I myself read my mail on the server use Pine, which in some ways is antediluvian, being only
text-based. It can't show all the pretty fonts and pictures, it can't open attachments automatically, and it can't hyperlink to web pages. It's a UNIX program, accessed using Telnet or SecureCRT. It has a certain aura of geek chic, though, and I'm used to it.
WebMail shouldn't be anyone's primary e-mail program, but it's very very useful when you're out of the state or out of the country. It allows you can use any browser (usually Internet Explorer or Netscape) to read your e-mail. Just go to http://www.mail.virginia.edu and log in.
Your mail must reside on the Central Mail Service (CMS) in order for you to use WebMail. If
you have been at the University for longer than about five years, it's possible that your mail is not on the Central Mail Service.
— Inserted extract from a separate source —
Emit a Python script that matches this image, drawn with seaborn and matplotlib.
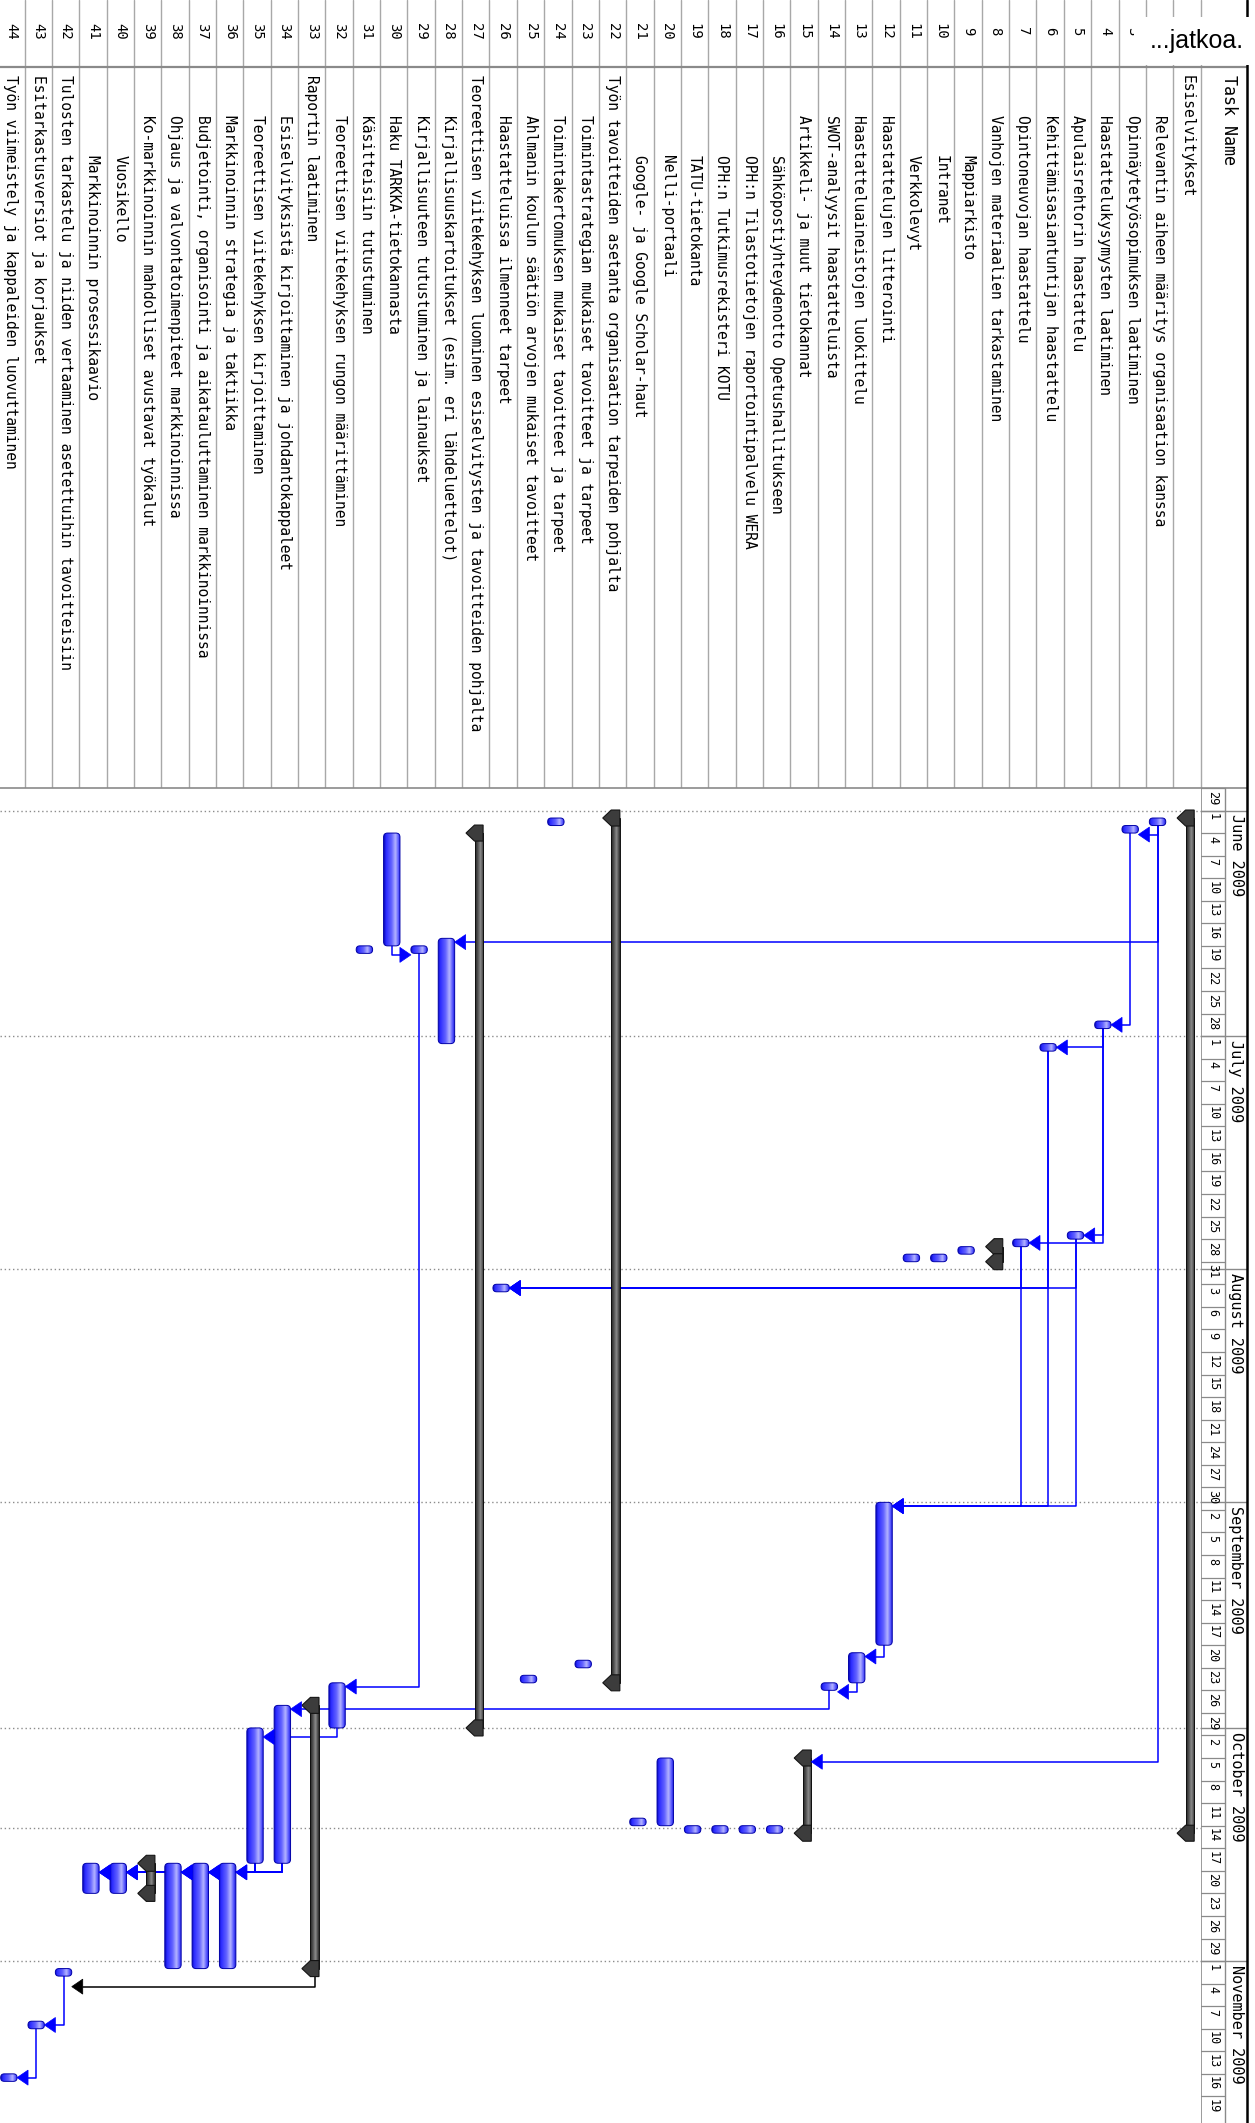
import numpy as np
import pandas as pd
import matplotlib
matplotlib.use("Agg")
import matplotlib.pyplot as plt
import seaborn as sns
from matplotlib.patches import FancyBboxPatch, Polygon, Rectangle
from matplotlib.colors import LinearSegmentedColormap

# ---------------------------------------------------------------- schedule
task_ids = list(range(1, 45))

task_names = [
    "Esiselvitykset",
    "Relevantin aiheen määritys organisaation kanssa",
    "Opinnäytetyösopimuksen laatiminen",
    "Haastattelukysymysten laatiminen",
    "Apulaisrehtorin haastattelu",
    "Kehittämisasiantuntijan haastattelu",
    "Opintoneuvojan haastattelu",
    "Vanhojen materiaalien tarkastaminen",
    "Mappiarkisto",
    "Intranet",
    "Verkkolevyt",
    "Haastattelujen litterointi",
    "Haastatteluaineistojen luokittelu",
    "SWOT-analyysit haastatteluista",
    "Artikkeli- ja muut tietokannat",
    "Sähköpostiyhteydenotto Opetushallitukseen",
    "OPH:n Tilastotietojen raportointipalvelu WERA",
    "OPH:n Tutkimusrekisteri KOTU",
    "TATU-tietokanta",
    "Nelli-portaali",
    "Google- ja Google Scholar-haut",
    "Työn tavoitteiden asetanta organisaation tarpeiden pohjalta",
    "Toimintastrategian mukaiset tavoitteet ja tarpeet",
    "Toimintakertomuksen mukaiset tavoitteet ja tarpeet",
    "Ahlmanin koulun säätiön arvojen mukaiset tavoitteet",
    "Haastatteluissa ilmenneet tarpeet",
    "Teoreettisen viitekehyksen luominen esiselvitysten ja tavoitteiden pohjalta",
    "Kirjallisuuskartoitukset (esim. eri lähdeluettelot)",
    "Kirjallisuuteen tutustuminen ja lainaukset",
    "Haku TARKKA-tietokannasta",
    "Käsitteisiin tutustuminen",
    "Teoreettisen viitekehyksen rungon määrittäminen",
    "Raportin laatiminen",
    "Esiselvityksistä kirjoittaminen ja johdantokappaleet",
    "Teoreettisen viitekehyksen kirjoittaminen",
    "Markkinoinnin strategia ja taktiikka",
    "Budjetointi, organisointi ja aikatauluttaminen markkinoinnissa",
    "Ohjaus ja valvontatoimenpiteet markkinoinnissa",
    "Ko-markkinoinnin mahdolliset avustavat työkalut",
    "Vuosikello",
    "Markkinoinnin prosessikaavio",
    "Tulosten tarkastelu ja niiden vertaaminen asetettuihin tavoitteisiin",
    "Esitarkastusversiot ja korjaukset",
    "Työn viimeistely ja kappaleiden luovuttaminen",
]

outline_level = [0, 1, 1, 1, 1, 1, 1, 1, 2, 2, 2, 1, 1, 1, 1, 2, 2, 2, 2, 2, 2,
                 0, 1, 1, 1, 1, 0, 1, 1, 1, 1, 1, 0, 1, 1, 1, 1, 1, 1, 2, 2,
                 0, 0, 0]

summary_tasks = [1, 8, 15, 22, 27, 33, 39]

# row numbers 1 and 2 sit under the "...jatkoa." note and are not printed
printed_numbers = list(range(3, 45))

task_start = [
    "2009-06-02", "2009-06-02", "2009-06-03", "2009-06-29", "2009-07-27",
    "2009-07-02", "2009-07-28", "2009-07-29", "2009-07-29", "2009-07-30",
    "2009-07-30", "2009-09-01", "2009-09-21", "2009-09-25", "2009-10-05",
    "2009-10-14", "2009-10-14", "2009-10-14", "2009-10-14", "2009-10-05",
    "2009-10-13", "2009-06-02", "2009-09-22", "2009-06-02", "2009-09-24",
    "2009-08-03", "2009-06-04", "2009-06-18", "2009-06-19", "2009-06-04",
    "2009-06-19", "2009-09-25", "2009-09-28", "2009-09-28", "2009-10-01",
    "2009-10-19", "2009-10-19", "2009-10-19", "2009-10-19", "2009-10-19",
    "2009-10-19", "2009-11-02", "2009-11-09", "2009-11-16",
]

task_finish = [
    "2009-10-14", "2009-06-02", "2009-06-03", "2009-06-29", "2009-07-27",
    "2009-07-02", "2009-07-28", "2009-07-30", "2009-07-29", "2009-07-30",
    "2009-07-30", "2009-09-19", "2009-09-24", "2009-09-25", "2009-10-14",
    "2009-10-14", "2009-10-14", "2009-10-14", "2009-10-14", "2009-10-13",
    "2009-10-13", "2009-09-24", "2009-09-22", "2009-06-02", "2009-09-24",
    "2009-08-03", "2009-09-30", "2009-07-01", "2009-06-19", "2009-06-18",
    "2009-06-19", "2009-09-30", "2009-11-01", "2009-10-18", "2009-10-18",
    "2009-11-01", "2009-11-01", "2009-11-01", "2009-10-22", "2009-10-22",
    "2009-10-22", "2009-11-02", "2009-11-09", "2009-11-16",
]

# finish-to-start links: (predecessor, successor)
task_links = [
    (2, 3), (2, 28), (2, 15), (3, 4), (4, 6), (4, 5), (4, 7),
    (5, 12), (6, 12), (7, 12), (5, 26), (6, 26), (7, 26),
    (12, 13), (13, 14), (14, 34), (30, 29), (29, 32), (32, 35),
    (34, 36), (34, 37), (34, 38), (34, 40), (34, 41),
    (35, 36), (35, 37), (35, 38), (35, 40), (35, 41),
    (33, 42), (42, 43), (43, 44),
]

timescale_start = "2009-05-29"
timescale_end = "2009-11-19"
status_date = "2009-10-14 08:00"

# ---------------------------------------------------------------- layout
W, H = 1255, 2123
ROW_PX = 27.35
ROW1_PX = 1186.9
DAY_PX = 7.52
JUNE1_PX = 810.5
GANTT_TOP = JUNE1_PX - 3 * DAY_PX
GANTT_RIGHT = ROW1_PX + ROW_PX / 2
BORDER_X = 1247
TIER_X = 1225
LEVEL_Y = {0: 75, 1: 115, 2: 155}

BASE = pd.Timestamp("2009-06-01")


def day_of(ts):
    return (pd.Timestamp(ts) - BASE) / pd.Timedelta(days=1)


def row_px(i):
    return ROW1_PX - (i - 1) * ROW_PX


def xd(i, dpx=0.0):
    """Gantt x data value for row i, shifted dpx pixels to the right."""
    return i - dpx / ROW_PX


sns.set_style("white")
plt.rcParams["font.family"] = ["DejaVu Sans Mono", "DejaVu Sans"]

fig = plt.figure(figsize=(W / 100, H / 100), dpi=100)
fig.patch.set_facecolor("white")

gh = (H - GANTT_TOP) / H
ax = fig.add_axes([0, 0, GANTT_RIGHT / W, gh])
ax_s = fig.add_axes([GANTT_RIGHT / W, 0, (BORDER_X - GANTT_RIGHT) / W, gh], sharey=ax)
ax_t = fig.add_axes([0, 1 - GANTT_TOP / H, 1, GANTT_TOP / H])
ax_o = fig.add_axes([0, 0, 1, 1])

for a in (ax, ax_s, ax_t, ax_o):
    a.set_axis_off()
ax_o.set_facecolor("none")
ax_o.patch.set_alpha(0)

day_bottom = (H - JUNE1_PX) / DAY_PX
x_left = 1 + ROW1_PX / ROW_PX

# ---------------------------------------------------------------- table
ax_t.set_xlim(0, W)
ax_t.set_ylim(GANTT_TOP, 0)
grid_c = "#a8a8a8"
for k in range(44):
    bx = 24.5 + k * ROW_PX
    ax_t.plot([bx, bx], [0, GANTT_TOP], color=grid_c, lw=1.0)
ax_t.plot([0, BORDER_X], [67, 67], color="#8a8a8a", lw=1.6)

for i in printed_numbers:
    ax_t.text(row_px(i), 31, str(i), rotation=-90, ha="center", va="center",
              fontsize=10, color="black")
for i, name, lvl in zip(task_ids, task_names, outline_level):
    ax_t.text(row_px(i), LEVEL_Y[lvl], name, rotation=-90, ha="center",
              va="top", fontsize=10.5, color="black")
ax_t.text(1229, LEVEL_Y[0], "Task Name", rotation=-90, ha="center", va="top",
          fontsize=12, color="black")

# ---------------------------------------------------------------- gantt
blue_cmap = LinearSegmentedColormap.from_list(
    "taskbar", [(0, "#0c0cc0"), (0.12, "#2b2bff"), (0.45, "#6464ff"),
                (0.68, "#b4b4ff"), (0.86, "#5a5aff"), (1, "#1818e0")])
gray_cmap = LinearSegmentedColormap.from_list(
    "summarybar", [(0, "#202020"), (0.3, "#4e4e4e"), (0.62, "#8c8c8c"),
                   (1, "#2a2a2a")])

BAR_W, BAR_OFF = 16.4, -2.0
SUM_W, SUM_OFF = 8.6, 3.0
CAP_HH = 8.0 / DAY_PX
grad = np.linspace(0, 1, 64)[None, :]


def shaded_bar(i, y0, y1, width_px, off_px, cmap, rounded, edge):
    xl = xd(i, off_px - width_px / 2)
    xr = xd(i, off_px + width_px / 2)
    if rounded:
        length_px = (y1 - y0) * DAY_PX
        r_px = min(4.0, 0.48 * length_px, 0.48 * width_px)
        patch = FancyBboxPatch((xr, y0), xl - xr, y1 - y0,
                               boxstyle=f"round,pad=0,rounding_size={r_px / ROW_PX}",
                               mutation_aspect=ROW_PX / DAY_PX)
    else:
        patch = Rectangle((xr, y0), xl - xr, y1 - y0)
    patch.set_facecolor("none")
    patch.set_edgecolor(edge)
    patch.set_linewidth(0.7)
    patch.set_zorder(5)
    ax.add_patch(patch)
    im = ax.imshow(grad, cmap=cmap, extent=(xl, xr, y1, y0), aspect="auto",
                   interpolation="bilinear", zorder=4)
    im.set_clip_path(patch)


def summary_cap(i, yc):
    r = SUM_OFF + SUM_W / 2
    l = SUM_OFF - SUM_W / 2
    tip = l - 8.5
    pts = [(xd(i, r), yc - CAP_HH), (xd(i, r), yc + CAP_HH),
           (xd(i, l), yc + CAP_HH), (xd(i, tip), yc), (xd(i, l), yc - CAP_HH)]
    ax.add_patch(Polygon(pts, closed=True, facecolor="#3c3c3c",
                         edgecolor="#141414", lw=0.8, zorder=6))


starts = {i: day_of(s) for i, s in zip(task_ids, task_start)}
ends = {i: day_of(f) + 1 for i, f in zip(task_ids, task_finish)}

# month gridlines and status date
month_starts = pd.date_range("2009-06-01", "2009-11-01", freq="MS")
for m in month_starts:
    ax.axhline(day_of(m), color="#8c8c8c", lw=1.0, ls=(0, (1, 2)), zorder=1)
ax.axhline(day_of(status_date), color="#8c8c8c", lw=1.0, ls=(0, (1, 2)), zorder=1)

# task bars
for i in task_ids:
    if i in summary_tasks:
        shaded_bar(i, starts[i], ends[i], SUM_W, SUM_OFF, gray_cmap, False, "#101010")
        summary_cap(i, starts[i])
        summary_cap(i, ends[i])
    else:
        shaded_bar(i, starts[i], ends[i], BAR_W, BAR_OFF, blue_cmap, True, "#0000a8")

# dependency links
ARROW_L = 11.0
ARROW_HH = 7.5 / DAY_PX
for p, s in task_links:
    p_sum = p in summary_tasks
    s_sum = s in summary_tasks
    color = "black" if p_sum else "#0000ff"
    p_off = SUM_OFF if p_sum else BAR_OFF
    s_off = SUM_OFF if s_sum else BAR_OFF
    s_half = (SUM_W if s_sum else BAR_W) / 2
    y_from = ends[p] + (CAP_HH if p_sum else 0)
    y_h = max(starts[s] + 0.5, ends[p] + (2.4 if p_sum else 1.2))
    x_p = xd(p, p_off)
    if s > p:
        tip_px, base_px = s_off + s_half, s_off + s_half + ARROW_L
    else:
        tip_px, base_px = s_off - s_half, s_off - s_half - ARROW_L
    x_tip, x_base = xd(s, tip_px), xd(s, base_px)
    ax.plot([x_p, x_p, x_base], [y_from, y_h, y_h], color=color, lw=1.1,
            solid_joinstyle="round", zorder=3)
    ax.add_patch(Polygon([(x_tip, y_h), (x_base, y_h - ARROW_HH),
                          (x_base, y_h + ARROW_HH)], closed=True,
                         facecolor=color, edgecolor=color, lw=0.5, zorder=7))

ax.set_xlim(x_left, 0.5)
ax.set_ylim(day_bottom, -3.0)

# ---------------------------------------------------------------- timescale
ax_s.set_xlim(0, 1)
tier = (TIER_X - GANTT_RIGHT) / (BORDER_X - GANTT_RIGHT)
line_c = "#8a8a8a"
ax_s.axvline(0, color=line_c, lw=1.2)
ax_s.axvline(tier, color=line_c, lw=1.0)
for d in pd.date_range(timescale_start, timescale_end, freq="3D"):
    y = day_of(d)
    ax_s.plot([0, tier], [y, y], color=line_c, lw=0.9)
    ax_s.text(tier / 2, y + 0.35, str(d.day), rotation=-90, ha="center",
              va="top", fontsize=8.5, color="black")
for m in month_starts:
    y = day_of(m)
    ax_s.plot([0, 1], [y, y], color=line_c, lw=1.0)
    ax_s.text((tier + 1) / 2, y + 0.5, m.strftime("%B %Y"), rotation=-90,
              ha="center", va="top", fontsize=11, color="black")
ax_s.set_ylim(day_bottom, -3.0)

# ---------------------------------------------------------------- frame
ax_o.set_xlim(0, W)
ax_o.set_ylim(H, 0)
ax_o.plot([0, BORDER_X], [GANTT_TOP, GANTT_TOP], color="#8a8a8a", lw=1.2)
ax_o.plot([BORDER_X, BORDER_X], [0, H], color="black", lw=1.8)
ax_o.add_patch(Rectangle((1134, 17), W - 1134, 48, facecolor="white",
                         edgecolor="none", zorder=8))
ax_o.text(1150, 41, "...jatkoa.", fontsize=18, family=["Liberation Sans", "DejaVu Sans"],
          ha="left", va="center", color="black", zorder=9)

fig.savefig("out.png", dpi=100)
To see whether it is, go to http://www.virginia.edu and type in
your own name in the "Keyword or Name" search box in a "People" search. Click on your name when it appears in the list of results, and see what your official e-mail addresses are. If
one of them resembles "alf7e@unix.mail.virginia.edu," then your mail is not on the CMS. See the page "Migrating from UNIX to the CMS" for instructions on how to put your mail on the
CMS, and contact me and/or the Help Desk at 924-3731 for help.
Note that if you use Eudora, you'll also need to use that IMAP configuration I discuss above.